If anyone here believes that the TD’s are reading the rulebook, you have a lot to learn about adult learners
This is a clear lack of understanding adult learning and the underlying psychology of adult learning. Your mind is in a different state when reading a book (and a dry one at that) and going through an action/response type scenario of testing taking. So the effect upon the person is quite different.
Memorizing doesn’t impart knowledge. It imparts information access. The use of the information in a scenario is knowledge based. That’s the whole lifecycle - Data, Information, Knowledge (ok we can also add Wisdom at the end but I’m not going there, nor the jokes of the Chief Knowledge Officer or the Chief Wisdom Officer).
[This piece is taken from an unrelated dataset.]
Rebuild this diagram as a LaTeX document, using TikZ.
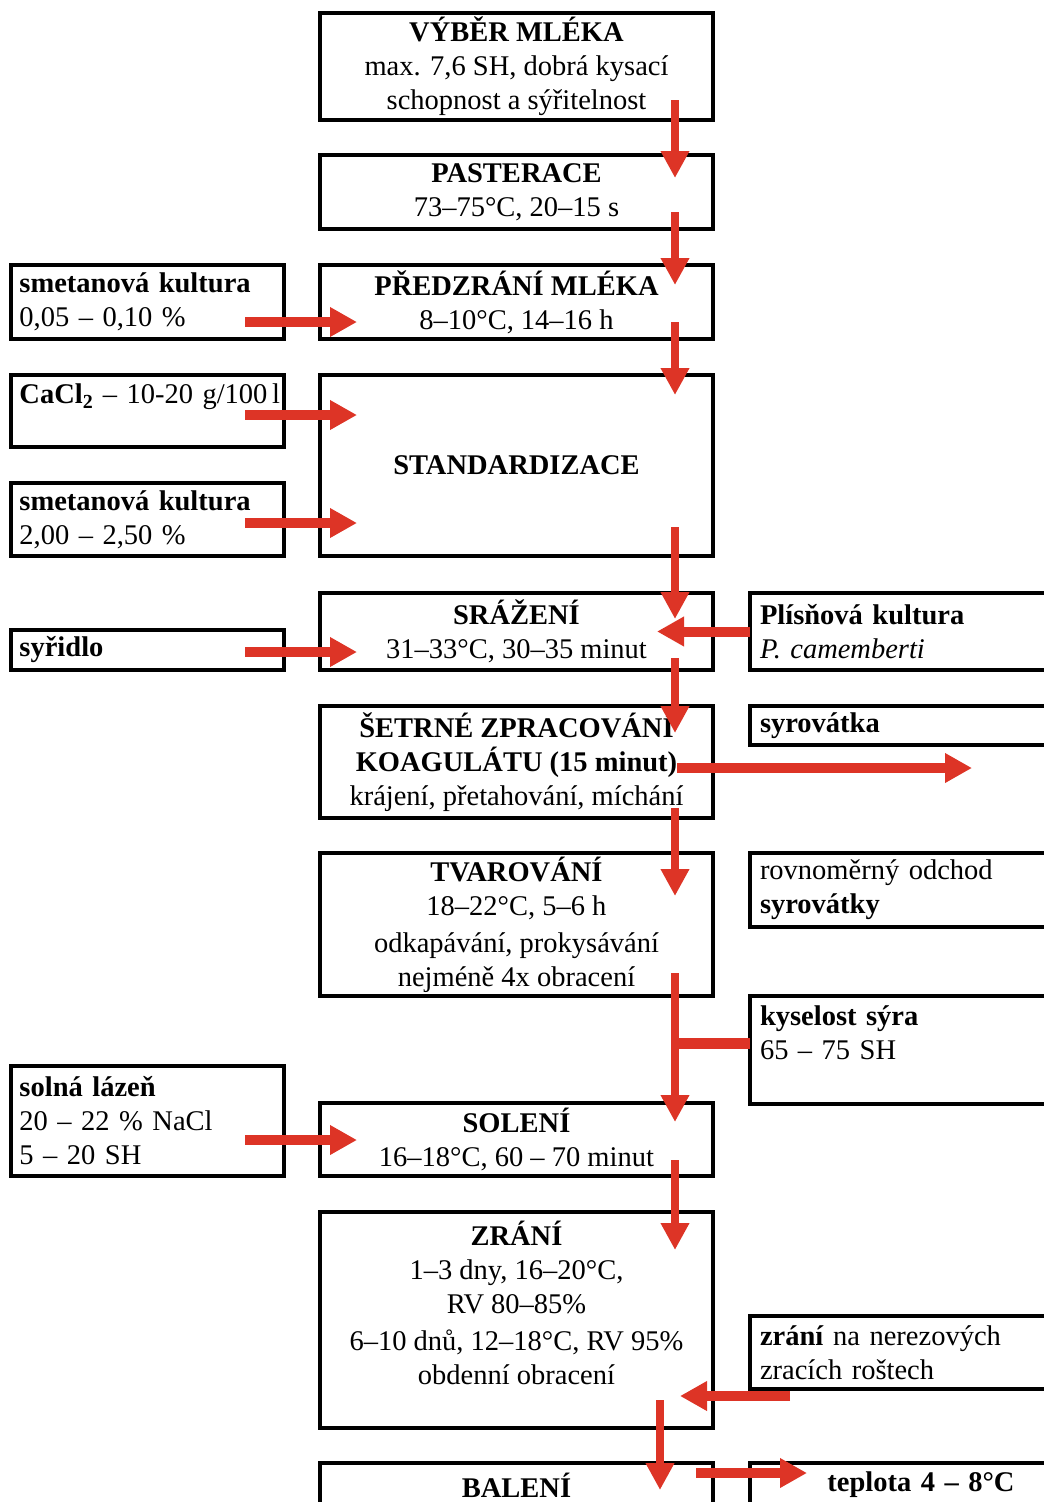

And 10+ years of teaching at the undergraduate and graduate level, both online and on-ground, some of which were classes aimed solely for the purpose of professional certification, tells me that rote memorization provides the ability to information dump and not solve problems. You get people with the certification but don’t know boo. The different testing modalities all have their positive and negative attributes, however the question that must be answered is ‘what is the goal’ - for the exams up to and including senior, it’s very little to do with situational analysis and more ‘knowing the rules’. Not much of those exams are talking about application.
What we are doing now is ‘hoping’ they are reading the rule book and then doing an information dump by circling the answers. I personally think there really is little hope there. Creating a study pool, separate from the testing pool, will give us more ‘hope’ that if they are going through the entire pool and memorizing, they are doing more than they would have done otherwise and we’re in the right direction.